If you’re like me, you’ll have ended up with milk cooked onto the bottom of the saucepan, and will need to get another one or do a quick clean.

Pour the custard mixture back into a saucepan, place over a low heat on the stove, and stir constantly until the mixture thickens, perhaps to the consistency of a pouring custard. It will also get really smooth at that point, which is another good indicator. Don’t try to over-thicken the custard.

Remove the custard from the heat, and pour into a large, freezer-proof bowl.

Break 150g of the white chocolate into small pieces. Then gently stir those pieces into the hot custard, along with the vanilla extract. Leave it to cool for 20 mins or so, and then place in the fridge to chill. This should take about another hour.

Put the cream into a bowl (yes, another one), and whip it with an electric beater until it has thickened, but “still falls from the spoon”. You should see the cream beginning to form little lumps at this point, and it will have doubled in volume.

Remove the bowl of chilled custard from the fridge, fold the whipped cream into it, and put it in the freezer for three hours.

Remove it from the freezer. Using a fork, pull the icecream away from the sides of the bowl. Then, using an electric beater, blend together the frozen and unfrozen parts of the mix for about a minute. The ice cream mixture should be the same consistency as a good milk-shake. Return to the freezer again for another two hours.

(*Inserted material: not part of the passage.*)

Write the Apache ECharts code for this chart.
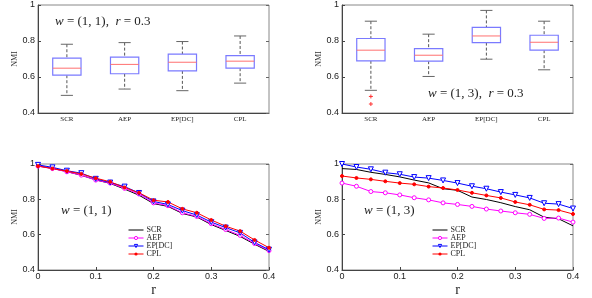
<!DOCTYPE html>
<html><head><meta charset="utf-8">
<script src="https://cdn.jsdelivr.net/npm/echarts@6/dist/echarts.min.js"></script>
<style>html,body{margin:0;padding:0;background:#fff}#c{width:592px;height:298px}</style>
</head><body><div id="c"></div>
<script>
const categories = ['SCR', 'AEP', 'EP[DC]', 'CPL'];
// [min, q1, median, q3, max]
const box11 = [
  [0.498, 0.610, 0.649, 0.705, 0.782],
  [0.533, 0.618, 0.670, 0.710, 0.791],
  [0.524, 0.634, 0.682, 0.727, 0.797],
  [0.566, 0.649, 0.688, 0.719, 0.828]
];
const box13 = [
  [0.526, 0.690, 0.749, 0.814, 0.910],
  [0.603, 0.688, 0.721, 0.758, 0.838],
  [0.699, 0.791, 0.828, 0.876, 0.970],
  [0.640, 0.749, 0.793, 0.832, 0.910]
];
const outliers13 = [[0, 0.492], [0, 0.450]];
const rValues = [0, 0.025, 0.05, 0.075, 0.1, 0.125, 0.15, 0.175, 0.2, 0.225, 0.25, 0.275, 0.3, 0.325, 0.35, 0.375, 0.4];
const seriesNames = ['SCR', 'AEP', 'EP[DC]', 'CPL'];
// w = (1,1)
const scr11 = [0.990, 0.975, 0.957, 0.936, 0.910, 0.890, 0.858, 0.823, 0.776, 0.760, 0.720, 0.700, 0.657, 0.624, 0.590, 0.546, 0.505];
const aep11 = [0.988, 0.974, 0.956, 0.937, 0.909, 0.892, 0.862, 0.830, 0.780, 0.764, 0.724, 0.703, 0.662, 0.629, 0.596, 0.550, 0.510];
const ep11  = [0.995, 0.981, 0.962, 0.948, 0.916, 0.895, 0.872, 0.836, 0.788, 0.771, 0.736, 0.711, 0.671, 0.640, 0.610, 0.556, 0.515];
const cpl11 = [0.988, 0.974, 0.960, 0.944, 0.920, 0.899, 0.867, 0.837, 0.795, 0.785, 0.746, 0.724, 0.683, 0.648, 0.620, 0.570, 0.526];
// w = (1,3)
const scr13 = [0.974, 0.969, 0.953, 0.941, 0.927, 0.909, 0.893, 0.860, 0.851, 0.813, 0.799, 0.781, 0.759, 0.741, 0.699, 0.690, 0.650];
const aep13 = [0.892, 0.874, 0.844, 0.837, 0.825, 0.809, 0.797, 0.780, 0.771, 0.760, 0.745, 0.734, 0.724, 0.715, 0.692, 0.694, 0.671];
const ep13  = [1.000, 0.983, 0.970, 0.951, 0.942, 0.926, 0.920, 0.907, 0.892, 0.874, 0.860, 0.841, 0.825, 0.808, 0.778, 0.773, 0.748];
const cpl13 = [0.932, 0.921, 0.913, 0.902, 0.892, 0.885, 0.872, 0.864, 0.853, 0.837, 0.822, 0.808, 0.785, 0.769, 0.743, 0.739, 0.717];

const serif = "'Liberation Serif', 'DejaVu Serif', serif";
const sans = "'Liberation Sans', 'DejaVu Sans', sans-serif";

function renderBox(params, api) {
  const x = api.value(0);
  const pMin = api.coord([x, api.value(1)]);
  const pQ1 = api.coord([x, api.value(2)]);
  const pMed = api.coord([x, api.value(3)]);
  const pQ3 = api.coord([x, api.value(4)]);
  const pMax = api.coord([x, api.value(5)]);
  const band = api.size([1, 0])[0];
  const bw = band * 0.49, cw = band * 0.21;
  const cx = pMed[0];
  const dash = { stroke: '#555', lineWidth: 1, lineDash: [3, 2] };
  const solidGray = { stroke: '#666', lineWidth: 1 };
  return { type: 'group', children: [
    { type: 'line', shape: { x1: cx, y1: pMax[1], x2: cx, y2: pQ3[1] }, style: dash },
    { type: 'line', shape: { x1: cx, y1: pQ1[1], x2: cx, y2: pMin[1] }, style: dash },
    { type: 'line', shape: { x1: cx - cw / 2, y1: pMax[1], x2: cx + cw / 2, y2: pMax[1] }, style: solidGray },
    { type: 'line', shape: { x1: cx - cw / 2, y1: pMin[1], x2: cx + cw / 2, y2: pMin[1] }, style: solidGray },
    { type: 'rect', shape: { x: cx - bw / 2, y: pQ3[1], width: bw, height: pQ1[1] - pQ3[1] }, style: { fill: '#fff', stroke: '#7a7aff', lineWidth: 1.2 } },
    { type: 'line', shape: { x1: cx - bw / 2, y1: pMed[1], x2: cx + bw / 2, y2: pMed[1] }, style: { stroke: '#ff7070', lineWidth: 1 } }
  ]};
}
function renderPlus(params, api) {
  const p = api.coord([api.value(0), api.value(1)]);
  const s = 2;
  return { type: 'group', children: [
    { type: 'line', shape: { x1: p[0] - s, y1: p[1], x2: p[0] + s, y2: p[1] }, style: { stroke: '#ff3030', lineWidth: 1 } },
    { type: 'line', shape: { x1: p[0], y1: p[1] - s, x2: p[0], y2: p[1] + s }, style: { stroke: '#ff3030', lineWidth: 1 } }
  ]};
}

const grids = [
  { left: 38, top: 5, width: 231, height: 108 },
  { left: 342, top: 5, width: 231, height: 108 },
  { left: 38, top: 164, width: 231, height: 114 },
  { left: 342, top: 164, width: 231, height: 114 }
].map(g => Object.assign({ show: true, borderColor: '#888', borderWidth: 1, backgroundColor: '#fff' }, g));

function yAx(gi) {
  return {
    type: 'value', gridIndex: gi, min: 0.4, max: 1, interval: 0.2,
    name: 'NMI', nameLocation: 'middle', nameGap: 13,
    nameTextStyle: { fontFamily: serif, fontSize: 8, color: '#333' },
    axisLine: { show: true, lineStyle: { color: '#444' } },
    axisTick: { show: true, inside: true, length: 3, lineStyle: { color: '#444' } },
    axisLabel: { margin: 3, fontFamily: sans, fontSize: 9, color: '#222' },
    splitLine: { show: false }
  };
}
function yAxRight(gi) {
  return {
    type: 'value', gridIndex: gi, position: 'right', min: 0.4, max: 1, interval: 0.2,
    axisLine: { show: false },
    axisTick: { show: true, inside: true, length: 3, lineStyle: { color: '#666' } },
    axisLabel: { show: false }, splitLine: { show: false }
  };
}
function catAx(gi) {
  return {
    type: 'category', gridIndex: gi, data: categories, boundaryGap: true,
    axisLine: { show: true, lineStyle: { color: '#444' } },
    axisTick: { show: false },
    axisLabel: { margin: 3, fontFamily: serif, fontSize: 7, color: '#222' }
  };
}
function rAx(gi) {
  return {
    type: 'value', gridIndex: gi, min: 0, max: 0.4, interval: 0.1,
    name: 'r', nameLocation: 'middle', nameGap: 13,
    nameTextStyle: { fontFamily: serif, fontSize: 14, color: '#222' },
    axisLine: { show: true, lineStyle: { color: '#444' } },
    axisTick: { show: true, inside: true, length: 3, lineStyle: { color: '#444' } },
    axisLabel: { margin: 2, fontFamily: sans, fontSize: 9, color: '#222' },
    splitLine: { show: false }
  };
}

function lineSeries(gi, name, vals, color, symbol, size, filled, rotate) {
  return {
    type: 'line', name: name, xAxisIndex: gi, yAxisIndex: gi,
    data: rValues.map((r, i) => [r, vals[i]]),
    symbol: symbol, symbolSize: size, symbolRotate: rotate || 0, showSymbol: symbol !== 'none',
    lineStyle: { color: color, width: 1 },
    itemStyle: { color: filled ? color : '#fff', borderColor: color, borderWidth: 1 },
    emphasis: { disabled: true }, animation: false, z: name === 'SCR' ? 2 : 3
  };
}

function legendAt(left) {
  return {
    left: left, top: 226, orient: 'vertical', itemGap: 0, itemWidth: 15, itemHeight: 4,
    data: [
      { name: 'SCR', itemStyle: { color: 'transparent', borderColor: 'transparent', borderWidth: 0 }, lineStyle: { width: 1 } },
      { name: 'AEP', itemStyle: { color: '#fff', borderColor: '#ff00ff', borderWidth: 1 }, lineStyle: { width: 1 } },
      { name: 'EP[DC]', itemStyle: { color: '#fff', borderColor: '#0000ff', borderWidth: 1 }, lineStyle: { width: 1 } },
      { name: 'CPL', itemStyle: { color: '#ff0000', borderColor: '#ff0000', borderWidth: 0 }, lineStyle: { width: 1 } }
    ],
    textStyle: { fontFamily: serif, fontSize: 8, color: '#222', lineHeight: 7.7, padding: [0, 0, 0, -2] },
    padding: 0
  };
}

const mathRich = { i: { fontStyle: 'italic', fontSize: 13, fontFamily: serif } };
const option = {
  animation: false,
  grid: grids,
  xAxis: [catAx(0), catAx(1), rAx(2), rAx(3)],
  yAxis: [yAx(0), yAx(1), yAx(2), yAx(3), yAxRight(0), yAxRight(1), yAxRight(2), yAxRight(3)],
  legend: [legendAt(128), legendAt(432)],
  series: [
    { type: 'custom', xAxisIndex: 0, yAxisIndex: 0, renderItem: renderBox, encode: { x: 0, y: [1, 2, 3, 4, 5] }, data: box11.map((d, i) => [i].concat(d)) },
    { type: 'custom', xAxisIndex: 1, yAxisIndex: 1, renderItem: renderBox, encode: { x: 0, y: [1, 2, 3, 4, 5] }, data: box13.map((d, i) => [i].concat(d)) },
    { type: 'custom', xAxisIndex: 1, yAxisIndex: 1, renderItem: renderPlus, encode: { x: 0, y: 1 }, data: outliers13 },
    lineSeries(2, 'SCR', scr11, '#000', 'none', 0, false),
    lineSeries(2, 'AEP', aep11, '#ff00ff', 'circle', 4, false),
    lineSeries(2, 'EP[DC]', ep11, '#0000ff', 'triangle', 5, false, 180),
    lineSeries(2, 'CPL', cpl11, '#ff0000', 'circle', 3, true),
    lineSeries(3, 'SCR', scr13, '#000', 'none', 0, false),
    lineSeries(3, 'AEP', aep13, '#ff00ff', 'circle', 4, false),
    lineSeries(3, 'EP[DC]', ep13, '#0000ff', 'triangle', 5, false, 180),
    lineSeries(3, 'CPL', cpl13, '#ff0000', 'circle', 3, true)
  ],
  graphic: [
    { type: 'text', left: 55, top: 15, style: { text: '{i|w} = (1, 1),  {i|r} = 0.3', font: '13px ' + serif, fill: '#222', rich: mathRich } },
    { type: 'text', left: 428, top: 87, style: { text: '{i|w} = (1, 3),  {i|r} = 0.3', font: '13px ' + serif, fill: '#222', rich: mathRich } },
    { type: 'text', left: 61, top: 204, style: { text: '{i|w} = (1, 1)', font: '13px ' + serif, fill: '#222', rich: mathRich } },
    { type: 'text', left: 364, top: 204, style: { text: '{i|w} = (1, 3)', font: '13px ' + serif, fill: '#222', rich: mathRich } }
  ]
};
const chart = echarts.init(document.getElementById('c'), null, { renderer: 'canvas' });
chart.setOption(option);
</script></body></html>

Finely chop the remaining white chocolate, so that the pieces are about the same size as choc bits.

Remove the ice cream from the freezer again. Follow the same approach as before with the fork and electric beater, and this time stir in the white chocolate as well. The ice cream mixture should be the same consistency as a thick-shake. Return to the freezer again for another two to four hours, or until firm.

Makes about 1L of ice-cream, so will serve about 8 if presented in cones or about 4 if presented in bowls.